I Dragonforce stanno diventando davvero importanti. E’ una sensazione che abbiamo già da qualche tempo, e che si è palesata questa sera: la proposta è molto ‘spendibile’, sicuramente, e l’impatto frontale delle loro esibizioni dal vivo sembra essere pienamente compatibile con un successo su larga scala. Per chi scrive in verità la proposta degli inglesi rappresenta una mediocre estremizzazione di canoni ormai obsoleti, dove l’esasperazione delle parti solistiche non rappresenta altro che una mera esibizione di capacità tecniche peraltro poco varie.
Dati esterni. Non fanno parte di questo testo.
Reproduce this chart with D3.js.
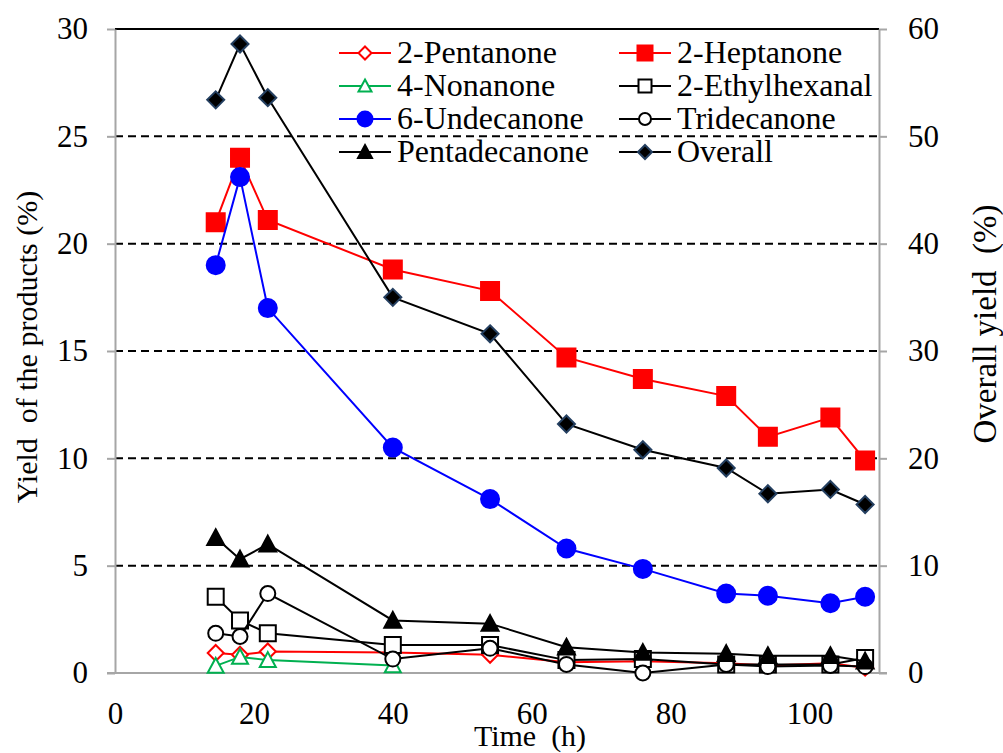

Capirete anche voi che vedere per almeno trenta volte il chitarrista Herman Li sollevare la chitarra per la leva producendo armonici, o ammirare i quattrocento salti sincronizzati dei due chitarristi non sia di certo uno spettacolo vario. Per quanto riguarda la proposta musicale in sé c’è poco da dire: i pezzi sono quasi tutti tiratissimi, il cantante talvolta fatica a toccare i soliti picchi dei soliti pezzi power, ed il pubblico va in visibilio. Tra i pezzi proposti ricordiamo “My Spirit Will Go On” posta in apertura, “Black Fire”, “Fury Of The Storm” e “Through The Fires And Flames”, accolta calorosamente dal pubblico del Rolling Stone. Bravi, bravi… Ma che palle!

EDGUY

Non servono ormai presentazioni per gli Edguy. Sono gli headliner della serata, promuovono un gran disco come “Rocket Ride” e, permettetecelo, sono dei gran furbacchioni. Spieghiamo meglio la cosa: ad un certo punto qualcuno ha deciso che si dovesse cavalcare la moda del frontman strappamutande… presto fatto! Ecco che sono spuntate canzoni ricche di doppi sensi, magliette esplicite, dichiarazioni di ‘disponibilità’ e quant’altro. E se lo fanno loro va bene, mentre se lo fanno i Lacuna Coil o gli Evanescence non va bene… bah… sta di fatto che tutto il concerto è eccessivamente incentrato su Tobias Sammet, posto a causa della ‘vertiginosa’ altezza su di un piano rialzato, dal quale non fa altro che snocciolare pose da rock star (Axl Rose le faceva a sei anni) dirette alle ragazzine, obnubilate da tanta sostanza. La band ha svolto egregiamente il suo lavoro (compresa la rovinosa caduta del bassista all’inizio del concerto), ma nonostante questo è sempre rimasta quasi in secondo piano, come se fosse rassegnata a lasciare la scena al cantante. Ecco che si susseguono la nuova “Sacrifice”, la richiestissima “Babylon”, intervallata da “The Trooper” degli Iron Maiden, la finissima “Lavatory Love Machine” (gli Stryper, fingendo di indirizzare a Dio le ballad, si rivolgevano alla ‘ragazza di turno’, qui invece probabilmente le ragazze, fingendo di cantare il testo, indirizzerebbero le proprie bassezze a Tobias), la bellissima “Tears Of A Mandrake”. Poi il solito assolo di batteria sulla marcia imperiale di Star Wars (identico al solo del tour di “Hellfire Club”), ed altre canzoni dall’ultimo periodo della band. La canzone che veramente ha spaccato è stata la divertente “Trinidad”, con tanto di assolo di kazoo, finalmente scherzoso e divertente. Con “King Of Fools” si chiude un concerto nettamente inferiore a quello del precedente tour, sia dal punto di vista musicale che comunicativo. Forse qualche mania di grandezza in meno e qualche attenzione in più avrebbero giovato sicuramente al risultato. Bravi ma sicuramente non eccezionali.